As reported on The Arthur Conan Doyle Encyclopedia online, The Pursuit of the House-Boat is a novel dedicated to “A. Conan Doyle, Esq., with the author's sincerest regards and thanks for the untimely demise of his great detective which made these things possible”.

After the House-Boat had been hijacked by Captain Kidd at the end of A House-Boat on the Styx, the various members of its club decided that to track it down, a detective would have to be called in. So they hired Sherlock Holmes, who, at the time of the book's publication, had indeed been declared dead by his creator.

This story is part of the so known Associated Shades series, an exclusive men's club in Hades, whose members are the shades of famous people, including Adam and Baron Munchausen but primarily classical writers: Homer, Confucius, Shakespeare, president Walter Raleigh, Johnson and Boswell, and many others. The series includes four books (A House-Boat on the Styx, 1895, The Pursuit of the House-Boat, 1897, The Enchanted Type-Writer, 1899 and Mr Munchausen,1901. All four books were illustrated by Peter Newell.
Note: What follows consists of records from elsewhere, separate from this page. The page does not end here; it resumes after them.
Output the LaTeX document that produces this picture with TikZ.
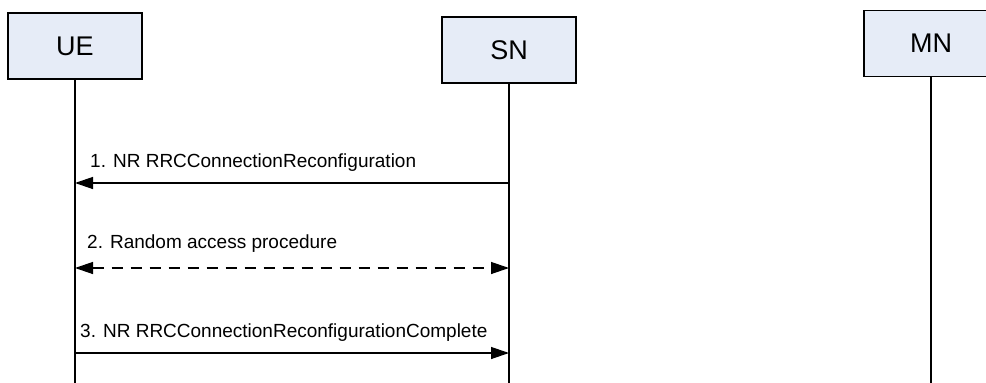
\documentclass[tikz,border=0pt]{standalone}
\usepackage{fontspec}
\setmainfont{Liberation Sans}
\usetikzlibrary{arrows.meta}
\definecolor{boxblue}{RGB}{230,236,247}

\begin{document}
\begin{tikzpicture}[x=1pt,y=-1pt,
    entity/.style={draw,line width=1.5pt,fill=boxblue,minimum width=134pt,
      minimum height=66pt,inner sep=0pt,font=\fontsize{27}{30}\selectfont},
    lifeline/.style={line width=1.3pt},
    msg/.style={line width=1.3pt,-{Triangle[length=18pt,width=12pt]}},
    msglabel/.style={anchor=base west,inner sep=0pt,font=\fontsize{19}{22}\selectfont}]
\useasboundingbox (0,0) rectangle (986,383);
% entities
\node[entity] (ue) at (75,46) {UE};
\node[entity] (sn) at (509,50) {SN};
\node[entity] (mn) at (931,43.5) {MN};
% lifelines
\foreach \e in {ue,sn,mn}
  \coordinate (\e-bot) at (\e.south |- 0,390);
\foreach \e in {ue,sn,mn}
  \draw[lifeline] (\e.south) -- (\e-bot);
\foreach \n/\y in {1/183,2/268,3/353} {
  \coordinate (ue-\n) at (ue.south |- 0,\y);
  \coordinate (sn-\n) at (sn.south |- 0,\y);
}
% messages
\draw[msg] (sn-1) -- (ue-1);
\node[msglabel] (l1) at (90,167) {1. NR RRCConnectionReconfiguration};
\draw[msg,{Triangle[length=18pt,width=12pt]}-{Triangle[length=18pt,width=12pt]},
  dash pattern=on 11pt off 8pt] (ue-2) -- (sn-2);
\node[msglabel] (l2) at (87,248) {2. Random access procedure};
\draw[msg] (ue-3) -- (sn-3);
\node[msglabel] (l3) at (80,337) {3. NR RRCConnectionReconfigurationComplete};
\end{tikzpicture}
\end{document}
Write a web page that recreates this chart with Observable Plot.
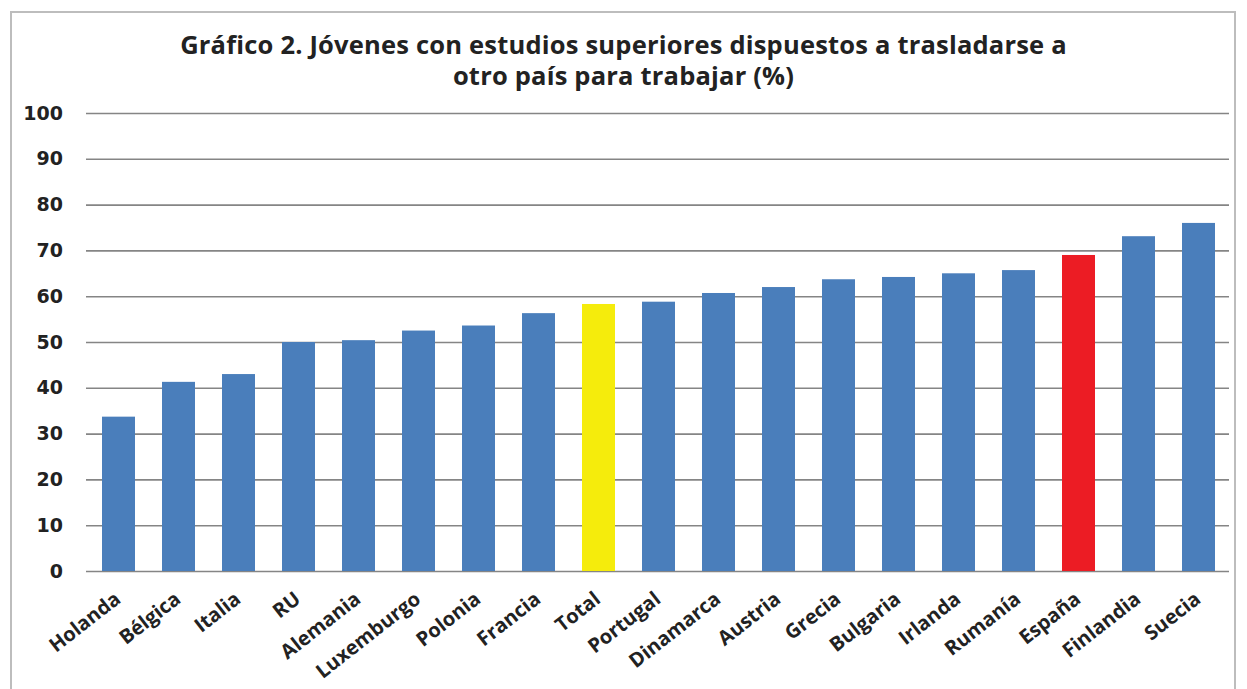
<!DOCTYPE html>
<html>
<head>
<meta charset="utf-8">
<script src="https://cdn.jsdelivr.net/npm/d3@7"></script>
<script src="https://cdn.jsdelivr.net/npm/@observablehq/plot@0.6"></script>
<style>
  html, body { margin: 0; padding: 0; background: #ffffff; }
  #wrap { position: relative; width: 1247px; height: 689px; overflow: hidden; background: #fff; }
  #frame { position: absolute; left: 10px; top: 11px; width: 1226px; height: 700px; border: 2px solid #bdbdbd; box-sizing: border-box; }
  #title { position: absolute; left: 0; top: 0; width: 1247px; height: 100px; text-align: center;
    font-family: "Open Sans", sans-serif; font-weight: 700; font-size: 25.5px; line-height: 31px; color: #222;
    padding-top: 29px; box-sizing: border-box; letter-spacing: 0.2px; }
  #chart { position: absolute; left: 0; top: 100px; }
</style>
</head>
<body>
<div id="wrap">
  <div id="frame"></div>
  <div id="title">Gráfico 2. Jóvenes con estudios superiores dispuestos a trasladarse a<br>otro país para trabajar (%)</div>
  <div id="chart"></div>
</div>
<script>
const countries = ["Holanda","Bélgica","Italia","RU","Alemania","Luxemburgo","Polonia","Francia","Total","Portugal","Dinamarca","Austria","Grecia","Bulgaria","Irlanda","Rumanía","España","Finlandia","Suecia"];
const values = [33.7, 41.3, 43.0, 50.0, 50.4, 52.5, 53.6, 56.3, 58.3, 58.8, 60.7, 62.0, 63.7, 64.2, 65.0, 65.7, 69.0, 73.1, 76.0];
const yTicks = [0,10,20,30,40,50,60,70,80,90,100];
const highlightTotal = "Total";
const highlightSpain = "España";

const data = countries.map((c, i) => ({country: c, value: values[i]}));
const colorOf = d => d.country === highlightTotal ? "#f5ec0c" : d.country === highlightSpain ? "#ec1c24" : "#4a7ebb";

const chart = Plot.plot({
  width: 1247,
  height: 589,
  marginLeft: 87.5,
  marginRight: 18,
  marginTop: 13,
  marginBottom: 118,
  x: { domain: countries, paddingInner: 0.45, paddingOuter: 0.225, axis: null },
  y: { domain: [0, 100], axis: null },
  style: { background: "transparent" },
  marks: [
    Plot.ruleY(yTicks, { stroke: "#858585", strokeWidth: 1.6, insetLeft: -1.5 }),
    Plot.barY(data, { x: "country", y: "value", fill: colorOf }),
    Plot.text(yTicks, { frameAnchor: "left", y: d => d, text: d => String(d), textAnchor: "end",
      dx: -25, fontFamily: "DejaVu Sans", fontWeight: "bold", fontSize: 19, fill: "#222" }),
    Plot.text(data, { x: "country", y: () => 0, text: "country", rotate: -38, textAnchor: "end",
      dx: -1, dy: 25, fontFamily: "Open Sans", fontWeight: "bold", fontSize: 20, fill: "#222" })
  ]
});
document.getElementById("chart").appendChild(chart);
</script>
</body>
</html>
John Kendrick Bangs was an American author, humorist, editor and satirist. He was born in Yonker – New York on May 27, 1862, and died on January 21, 1922. Between 1880 and 1883 at Columbia College, he became editor of Columbia's literary magazine, Acta Columbia. Between 1884 and 1888 he became Associate Editor of Life, writing many poems and articles. He also worked for Harper's Magazine, Harper's Bazaar and Harper's Young People, and from 1899 to 1901 served as active editor of Harper's Weekly. From January to November 1899 became editor of the American edition of the Harper-owned Literature. He was also the editor of the New Metropolitan magazine in 1903 and, one year later, he was appointed the editor of the American humour magazine Puck. He married twice and had three sons from the first wife.